_Instructions to follow_. Retype the data exactly, from its first line to the line containing "ax = fig.add_axes([fx(240.8), fy(590), fx(1623.6)", including both, and skip any picture.

_Information shown_.

◆ ◆ ◆ ◆

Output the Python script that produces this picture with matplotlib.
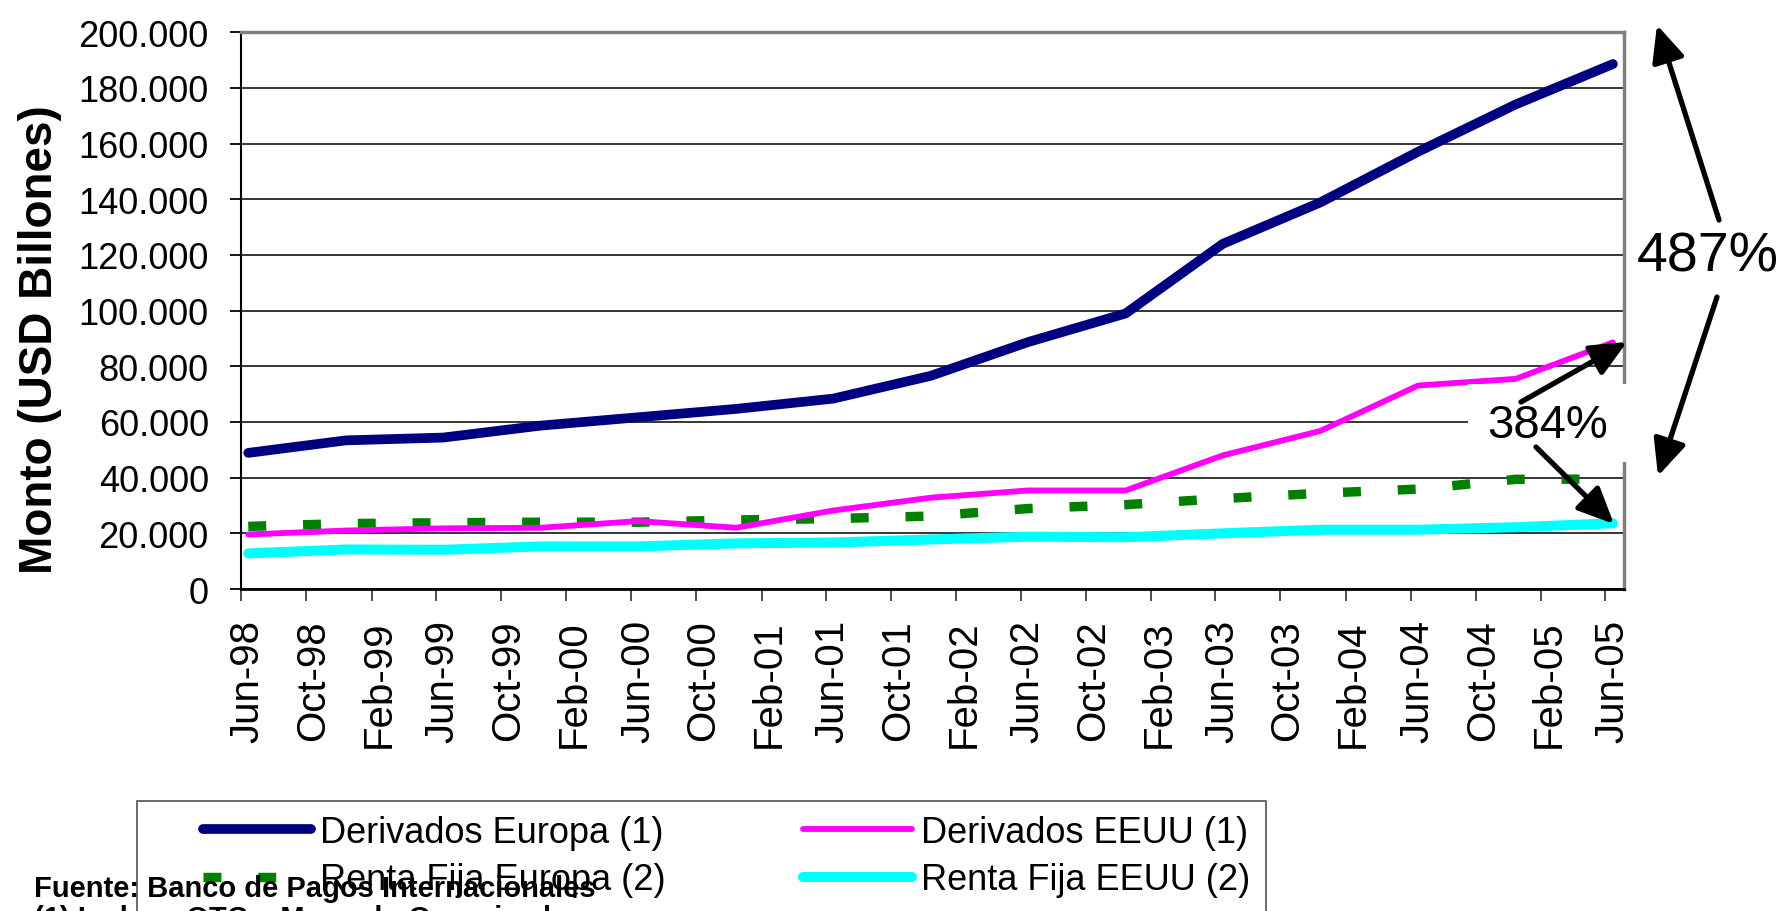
import matplotlib
matplotlib.use("Agg")
import matplotlib.pyplot as plt
import matplotlib.dates as mdates
from matplotlib.patches import Rectangle, FancyArrowPatch
from matplotlib.ticker import FuncFormatter, MultipleLocator
from matplotlib.transforms import ScaledTranslation
import pandas as pd

plt.rcParams["font.family"] = ["Liberation Sans", "DejaVu Sans"]

# semi-annual observations (mid-month)
FECHAS = [
    "1998-06-15", "1998-12-15", "1999-06-15", "1999-12-15", "2000-06-15",
    "2000-12-15", "2001-06-15", "2001-12-15", "2002-06-15", "2002-12-15",
    "2003-06-15", "2003-12-15", "2004-06-15", "2004-12-15", "2005-06-15",
]
DERIV_EUROPA = [48900, 53400, 54400, 58700, 61700, 64700, 68400, 76600,
                88700, 99000, 124000, 138900, 157100, 174100, 188600]
DERIV_EEUU = [19600, 21000, 21800, 22000, 24400, 22000, 28200, 32800,
              35400, 35400, 48000, 56800, 73100, 75500, 88600]
RF_EUROPA = [22500, 23500, 23800, 24000, 24000, 24800, 25300, 26200,
             28900, 30300, 32500, 34400, 35900, 39400, 39500]
RF_EEUU = [12800, 14200, 14100, 15300, 15300, 16400, 16700, 17800,
           18800, 18600, 20000, 21300, 21300, 22200, 23600]

W, H = 1788, 912


def fx(px):
    return px / W


def fy(py):
    return (H - py) / H


fig = plt.figure(figsize=(W / 100, H / 100), dpi=100)
ax = fig.add_axes([fx(240.8), fy(590), fx(1623.6) - fx(240.8), fy(33.3) - fy(590)])

x = pd.to_datetime(FECHAS)
l_de = ax.plot(x, DERIV_EUROPA, color="#000080", lw=7.0, solid_capstyle="round",
               solid_joinstyle="round", zorder=5)[0]
l_du = ax.plot(x, DERIV_EEUU, color="#FF00FF", lw=4.2, solid_capstyle="round", zorder=4)[0]
l_re = ax.plot(x, RF_EUROPA, color="#008000", lw=6.8, dashes=(1.9, 3.9),
               dash_capstyle="butt", zorder=3)[0]
l_ru = ax.plot(x, RF_EEUU, color="#00FFFF", lw=7.2, solid_capstyle="round", zorder=2)[0]

ax.set_ylim(0, 200000)
ax.set_xlim(pd.Timestamp("1998-06-01"), pd.Timestamp("2005-07-05"))
ax.yaxis.set_major_locator(MultipleLocator(20000))
ax.yaxis.set_major_formatter(FuncFormatter(lambda v, p: f"{int(v):,}".replace(",", ".")))
ax.xaxis.set_major_locator(mdates.MonthLocator(bymonth=(2, 6, 10), bymonthday=1))
ax.xaxis.set_major_formatter(mdates.DateFormatter("%b-%y"))
ax.grid(axis="y", color="#262626", lw=1.3)
ax.set_axisbelow(True)

ax.tick_params(axis="y", length=8, width=1.3, pad=15, labelsize=26)
ax.tick_params(axis="x", length=8.6, width=1.3, pad=13, labelsize=29, labelrotation=90,
               color="#404040")
for lab in ax.get_xticklabels():
    lab.set_transform(lab.get_transform() + ScaledTranslation(0.07, 0, fig.dpi_scale_trans))

for side in ("top", "right"):
    ax.spines[side].set_color("#808080")
    ax.spines[side].set_linewidth(2.5)
ax.spines["left"].set_linewidth(1.5)
ax.spines["bottom"].set_linewidth(2.0)

fig.text(fx(40), fy(339.5), "Monto (USD Billones)", rotation=90, ha="center", va="center",
         fontsize=33, fontweight="bold")

# white patch behind the 384% label
fig.patches.append(Rectangle((fx(1468), fy(463)), fx(1633) - fx(1468), fy(385) - fy(463),
                             transform=fig.transFigure, facecolor="white", edgecolor="none",
                             zorder=5))

fig.text(fx(1708), fy(258), "487%", ha="center", va="center", fontsize=40, zorder=6)
fig.text(fx(1548), fy(426), "384%", ha="center", va="center", fontsize=34, zorder=6)

ARROWS = [
    ((1719, 221), (1657, 26)),
    ((1717, 298), (1658, 477)),
    ((1521, 403), (1627, 343)),
    ((1536, 448), (1614, 525)),
]
for (x0, y0), (x1, y1) in ARROWS:
    fig.add_artist(FancyArrowPatch(
        (fx(x0), fy(y0)), (fx(x1), fy(y1)), transform=fig.transFigure,
        arrowstyle="-|>,head_length=22,head_width=10", mutation_scale=1,
        lw=3.8, color="black", shrinkA=0, shrinkB=0, zorder=7))

# legend (frame runs past the bottom of the picture)
handles = [l_de, l_re, l_du, l_ru]
labels = ["Derivados Europa (1)", "Renta Fija Europa (2)", "Derivados EEUU (1)", "Renta Fija EEUU (2)"]
fig.legend(handles, labels, ncol=2, loc="center left", bbox_to_anchor=(fx(203), fy(857)),
           frameon=False, fontsize=26, handlelength=3.0, handletextpad=0.25,
           columnspacing=3.8, labelspacing=0.34, borderpad=0, borderaxespad=0)
fig.patches.append(Rectangle((fx(137), -0.2), fx(1266) - fx(137), fy(802) + 0.2,
                             transform=fig.transFigure, facecolor="none",
                             edgecolor="#606060", lw=1.3, zorder=1))

fig.text(fx(34), fy(897), "Fuente: Banco de Pagos Internacionales", fontsize=21,
         fontweight="bold", va="baseline", zorder=8)
fig.text(fx(34), fy(927), "(1) Incluye OTC y Mercado Organizado", fontsize=21,
         fontweight="bold", va="baseline", zorder=8)

fig.savefig("out.png", dpi=100)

◆ ◆ ◆ ◆

_Reply to the task_.
Output the Python script that produces this picture with matplotlib.
import matplotlib
matplotlib.use("Agg")
import matplotlib.pyplot as plt
import matplotlib.dates as mdates
from matplotlib.patches import Rectangle, FancyArrowPatch
from matplotlib.ticker import FuncFormatter, MultipleLocator
from matplotlib.transforms import ScaledTranslation
import pandas as pd

plt.rcParams["font.family"] = ["Liberation Sans", "DejaVu Sans"]

# semi-annual observations (mid-month)
FECHAS = [
    "1998-06-15", "1998-12-15", "1999-06-15", "1999-12-15", "2000-06-15",
    "2000-12-15", "2001-06-15", "2001-12-15", "2002-06-15", "2002-12-15",
    "2003-06-15", "2003-12-15", "2004-06-15", "2004-12-15", "2005-06-15",
]
DERIV_EUROPA = [48900, 53400, 54400, 58700, 61700, 64700, 68400, 76600,
                88700, 99000, 124000, 138900, 157100, 174100, 188600]
DERIV_EEUU = [19600, 21000, 21800, 22000, 24400, 22000, 28200, 32800,
              35400, 35400, 48000, 56800, 73100, 75500, 88600]
RF_EUROPA = [22500, 23500, 23800, 24000, 24000, 24800, 25300, 26200,
             28900, 30300, 32500, 34400, 35900, 39400, 39500]
RF_EEUU = [12800, 14200, 14100, 15300, 15300, 16400, 16700, 17800,
           18800, 18600, 20000, 21300, 21300, 22200, 23600]

W, H = 1788, 912


def fx(px):
    return px / W


def fy(py):
    return (H - py) / H


fig = plt.figure(figsize=(W / 100, H / 100), dpi=100)
ax = fig.add_axes([fx(240.8), fy(590), fx(1623.6) - fx(240.8), fy(33.3) - fy(590)])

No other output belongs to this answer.